A New York Times piece about the birth of the original iPhone has revealed some pretty interesting tidbits about the transformative smartphone.
For one thing, it didn't work. And for another, making it almost drove Apple into the ground.
According to one senior exec, the development cost of the device was more than $150 million, and sucked engineers and staff into the project at the expense of everything else on Apple's agenda.
Andy Grignon, a senior engineer on the phone's radio systems, said that he gained 50 pounds during development and was exhausted by the effort.
"It had been drilled into everyone's head that this was the next big thing to come out of Apple. So you put all these supersmart people with huge egos into very tight, confined quarters, with that kind of pressure, and crazy stuff starts to happen."
He also said that on the day of the announcement, the phone was almost too buggy to unveil. Grignon said he and his colleagues were drinking from a flask hoping that the demo would hold together.

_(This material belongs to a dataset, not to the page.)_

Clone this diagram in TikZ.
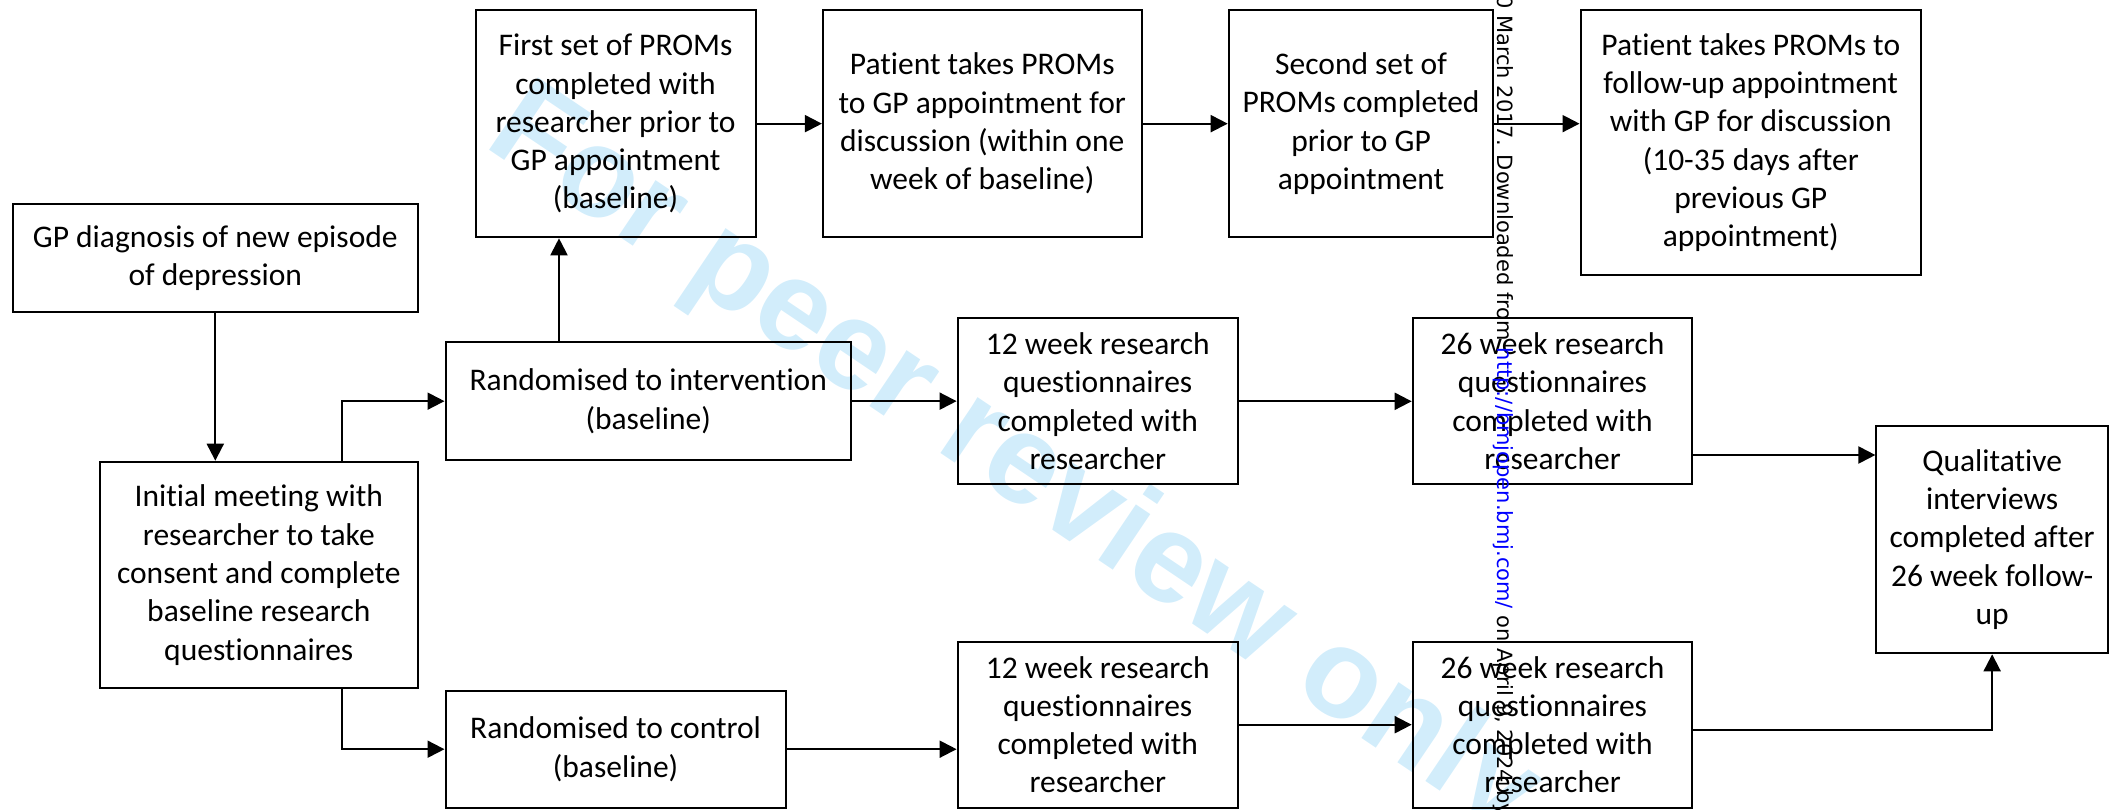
\documentclass[tikz,border=0pt]{standalone}
\usepackage{fontspec}
\setmainfont{Carlito}[Ligatures={NoCommon,NoContextual}]
\newfontfamily\wmfont{Liberation Sans}
\newfontfamily\dvfont{DejaVu Sans}
\usetikzlibrary{arrows.meta}
\definecolor{wmblue}{RGB}{210,237,251}
\begin{document}
\begin{tikzpicture}[x=1pt,y=-1pt,
  box/.style={draw, line width=2pt, inner sep=0pt, align=center, font=\fontsize{31.5}{38.3}\selectfont},
  conn/.style={line width=2pt, -{Triangle[length=17pt,width=17pt]}},
  wmark/.style={rotate=-34, anchor=base west, inner sep=0pt, text=wmblue, font=\wmfont\bfseries\fontsize{127}{150}\selectfont},
  margintext/.style={rotate=-90, anchor=base west, inner sep=0pt, font=\dvfont\fontsize{21}{25}\selectfont}]
\useasboundingbox (0,0) rectangle (2110,809);
\clip (0,0) rectangle (2110,809);
% watermark
\node[wmark] (wm) at (482.5,145) {For peer review only};
% boxes
\node[box, minimum width=405.4pt, minimum height=107.7pt] (gp) at (215.3,257.85) {GP diagnosis of new episode\\of depression};
\node[box, minimum width=318.4pt, minimum height=226.6pt] (init) at (258.8,575) {Initial meeting with\\researcher to take\\consent and complete\\baseline research\\questionnaires};
\node[box, minimum width=405.5pt, minimum height=117.7pt] (rint) at (648.25,401.15) {Randomised to intervention\\(baseline)};
\node[box, minimum width=340.2pt, minimum height=117pt] (rctl) at (615.6,749.2) {Randomised to control\\(baseline)};
\node[box, minimum width=279.9pt, minimum height=227.3pt] (first) at (615.55,123.65) {First set of PROMs\\completed with\\researcher prior to\\GP appointment\\(baseline)};
\node[box, minimum width=318.7pt, minimum height=227.3pt] (pt1) at (982.25,123.65) {Patient takes PROMs\\to GP appointment for\\discussion (within one\\week of baseline)};
\node[box, minimum width=264.7pt, minimum height=227.3pt] (second) at (1361.05,123.65) {Second set of\\PROMs completed\\prior to GP\\appointment};
\node[box, minimum width=340.5pt, minimum height=265pt] (pt2) at (1750.75,142.5) {Patient takes PROMs to\\follow-up appointment\\with GP for discussion\\(10-35 days after\\previous GP\\appointment)};
\node[box, minimum width=280.3pt, minimum height=166pt] (w12a) at (1097.75,401.3) {12 week research\\questionnaires\\completed with\\researcher};
\node[box, minimum width=279.6pt, minimum height=166pt] (w26a) at (1552.5,401.3) {26 week research\\questionnaires\\completed with\\researcher};
\node[box, minimum width=280.3pt, minimum height=166pt] (w12b) at (1097.75,724.7) {12 week research\\questionnaires\\completed with\\researcher};
\node[box, minimum width=279.6pt, minimum height=166pt] (w26b) at (1552.5,724.7) {26 week research\\questionnaires\\completed with\\researcher};
\node[box, minimum width=231.5pt, minimum height=227.6pt] (qual) at (1992.15,539.5) {Qualitative\\interviews\\completed after\\26 week follow-\\up};
% connector helper coordinates
\coordinate (sx) at (342,0);
\coordinate (ux) at (559,0);
\coordinate (qy) at (0,455);
\coordinate (by) at (0,730);
% connectors
\draw[conn] (gp.south) -- (gp.south |- init.north);
\draw[conn] (sx |- init.north) |- (rint.west);
\draw[conn] (sx |- init.south) |- (rctl.west);
\draw[conn] (ux |- rint.north) -- (ux |- first.south);
\draw[conn] (first.east) -- (pt1.west);
\draw[conn] (pt1.east) -- (second.west);
\draw[conn] (second.east) -- (second.east -| pt2.west);
\draw[conn] (rint.east) -- (rint.east -| w12a.west);
\draw[conn] (w12a.east) -- (w26a.west);
\draw[conn] (w26a.east |- qy) -- (qual.west |- qy);
\draw[conn] (rctl.east) -- (rctl.east -| w12b.west);
\draw[conn] (w12b.east) -- (w26b.west);
\draw[conn] (w26b.east |- by) -| (qual.south);
% margin text
\node[margintext] (dl) at (1497,15) {\llap{0 }March 2017. Downloaded from \textcolor{blue}{http://bmjopen.bmj.com/} on April 9, 2024 by};
\end{tikzpicture}
\end{document}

The piece says that only 100 iPhones had been built by that point, many with huge projects or failures. "Some had noticeable gaps between the screen and the plastic edge; others had scuff marks on the screen. And the software that ran the phone was full of bugs," the Times piece says.
It continues:
"It worked fine if you sent an e-mail and then surfed the Web. If you did those things in reverse, however, it might not. Hours of trial and error had helped the iPhone team develop what engineers called "the golden path," a specific set of tasks, performed in a specific way and order, that made the phone look as if it worked."